Fig. 3. Adding a full-wave rectifier to Fig. 2 enables a second and lower output voltage to be obtained. The manner in which V3 may be heated is discussed in the text.
An interesting modification to the basic circuit of Fig. 2 is illustrated in Fig. 3 and this could be particularly useful for amateur transmitting equipment in which earlier stages are operated at a lower HT voltage than the final stage. In Fig. 3, a high HT voltage is obtained from the combination of the two transformer HT secondaries as before, this voltage being designated HT+2 in the diagram.
At the same time a lower HT voltage, indicated as HT+1, is obtained from a conventional full- wave rectifier, V3, coupled to the ends of the HT secondary of T1. V3 and T1 HT secondary form a standard full-wave rectifier circuit, and the HT+1 output voltage is that to be expected from the voltage rating of T1 HT secondary.

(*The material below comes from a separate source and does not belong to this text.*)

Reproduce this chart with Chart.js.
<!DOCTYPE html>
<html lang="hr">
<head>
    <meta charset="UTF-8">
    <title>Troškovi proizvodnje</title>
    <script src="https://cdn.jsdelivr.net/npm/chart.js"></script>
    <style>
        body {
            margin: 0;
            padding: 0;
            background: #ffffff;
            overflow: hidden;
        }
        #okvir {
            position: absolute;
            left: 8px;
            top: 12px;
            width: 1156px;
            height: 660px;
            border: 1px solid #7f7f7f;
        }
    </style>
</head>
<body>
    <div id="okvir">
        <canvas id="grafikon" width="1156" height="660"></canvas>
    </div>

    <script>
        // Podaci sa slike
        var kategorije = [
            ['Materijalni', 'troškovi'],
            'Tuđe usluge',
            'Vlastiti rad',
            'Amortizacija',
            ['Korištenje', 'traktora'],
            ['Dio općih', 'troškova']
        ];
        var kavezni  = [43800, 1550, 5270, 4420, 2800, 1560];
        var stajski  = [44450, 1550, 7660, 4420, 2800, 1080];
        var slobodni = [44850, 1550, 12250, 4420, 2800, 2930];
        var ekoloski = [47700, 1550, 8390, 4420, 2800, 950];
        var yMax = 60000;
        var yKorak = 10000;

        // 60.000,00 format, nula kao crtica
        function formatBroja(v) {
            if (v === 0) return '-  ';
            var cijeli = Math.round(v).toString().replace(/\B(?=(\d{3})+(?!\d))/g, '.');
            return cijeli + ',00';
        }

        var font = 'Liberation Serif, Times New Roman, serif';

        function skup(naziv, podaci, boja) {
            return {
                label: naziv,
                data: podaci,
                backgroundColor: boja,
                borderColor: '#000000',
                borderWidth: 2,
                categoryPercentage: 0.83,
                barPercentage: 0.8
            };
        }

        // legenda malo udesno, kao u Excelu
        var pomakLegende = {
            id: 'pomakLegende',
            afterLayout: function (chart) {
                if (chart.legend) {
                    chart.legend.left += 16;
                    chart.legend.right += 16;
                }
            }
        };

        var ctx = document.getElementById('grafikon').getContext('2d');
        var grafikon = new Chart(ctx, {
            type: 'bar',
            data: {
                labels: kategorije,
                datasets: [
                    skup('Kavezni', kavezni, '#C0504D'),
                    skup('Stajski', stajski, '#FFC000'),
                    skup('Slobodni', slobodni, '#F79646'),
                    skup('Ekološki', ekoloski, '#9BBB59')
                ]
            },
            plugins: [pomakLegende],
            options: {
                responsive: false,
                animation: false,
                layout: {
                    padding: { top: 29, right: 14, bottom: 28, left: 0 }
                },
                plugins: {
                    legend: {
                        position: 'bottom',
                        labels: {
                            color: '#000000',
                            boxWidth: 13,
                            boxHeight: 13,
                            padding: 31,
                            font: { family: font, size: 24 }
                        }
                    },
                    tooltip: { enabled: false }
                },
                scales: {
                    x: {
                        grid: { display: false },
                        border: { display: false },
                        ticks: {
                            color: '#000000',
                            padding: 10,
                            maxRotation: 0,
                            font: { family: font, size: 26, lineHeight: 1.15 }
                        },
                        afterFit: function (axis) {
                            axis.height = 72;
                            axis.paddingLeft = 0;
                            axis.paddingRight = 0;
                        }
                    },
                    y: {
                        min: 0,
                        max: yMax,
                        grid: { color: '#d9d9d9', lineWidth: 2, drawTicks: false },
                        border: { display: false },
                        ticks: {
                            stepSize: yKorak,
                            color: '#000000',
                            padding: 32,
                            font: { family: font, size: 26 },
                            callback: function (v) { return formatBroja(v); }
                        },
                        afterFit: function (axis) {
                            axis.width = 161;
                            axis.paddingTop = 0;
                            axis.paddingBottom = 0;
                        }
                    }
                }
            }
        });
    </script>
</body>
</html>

The peak inverse voltage applied to the diodes of V3 is 1.4 times the RMS voltage across the entire HT secondary of T1, as is given with any normal full-wave circuit. A separate heater winding is required for V3 although, if this valve is of the type in which a high potential is allowed between heater and cathode (as in the EZ81, for instance), it may be found possible to run its heater from a common 6.3 Volt heater line at chassis potential.
An advantage of the circuit of Fig. 3 is that the HTsecondary current rating for T2 need only be sufficiently high to satisfy the requirements of the HT+2 output. The HT secondary current rating for T1 must be equal to or greater than the sum of the HT+2 and HT+1 currents. Thus, the circuit arrangement of Fig. 3 is capable of enabling both high and low HT voltage requirements to be satisfied, whilst being relatively economic in HT secondary current ratings.